To end the season, Chastain will have a different type of motorhome for the weekend. He borrowed one from a friend and made the 3 1/2-hour drive from Ft. Myers, Florida to Homestead-Miami Speedway.

“Plugged in, got air‑conditioning, water, everything,” Chastain said. “Yeah, you go in and you turn and there’s a door and there’s a bathroom. Most campers and buses, there’s a bedroom. There’s no bedroom. The bedroom is the living room. It’s small. Yeah, it’s cool.”

4. Meaningful title

While the Cup driver and owner titles will be determined Sunday, the manufacturer’s crown was claimed last weekend at ISM Raceway by Toyota, which won the crown for the third time in the last four years. 

The manufacturer championship is overlooked by many but not those at Toyota.

“That championship I wish garnered more than it does,” David Wilson, president of Toyota Racing Development, told NBC Sports. “You can make no mistake, for Toyota that’s an important championship. That’s one that resonates all the way back to Japan.

“The culture of racing internationally is a little different than with NASCAR, which is a driver-centric sport and always has been and will be, and that’s great. But everywhere else we race, it’s manufacturer-centric. It’s Toyota against Porsche, Audi or somebody.”

5. A new view

Derek Kneeland, who has been Kyle Larson’s spotter, will be Tyler Reddick’s spotter next year in Reddick’s rookie Cup season.
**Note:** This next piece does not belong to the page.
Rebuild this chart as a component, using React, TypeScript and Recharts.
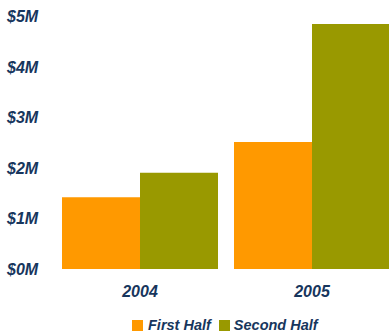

“What brought it all into perspective for me is when I was running part‑time at Ganassi (in 2017), I would go up and sit or stand next to Derek during practice, the races, really get an understanding of his vantage point, what he sees, how he communicates, how well of a job he did,” said Reddick, who races Christoper Bell, Cole Custer and Justin Allgaier for the Xfinity title Saturday (3:30 p.m. ET on NBCSN).

“That brought it all together for me when I was doing those races when I did have him, when I was in the racecar, it gave me a better understanding of how hard that job is and how good he was at it.

“It just came about that he wasn’t going to return (to work with Larson) next year. He was having a lot of fun working with me. Everyone at RCR really enjoyed how well of a job he did at Talladega to get our first win of the year, week in, week out.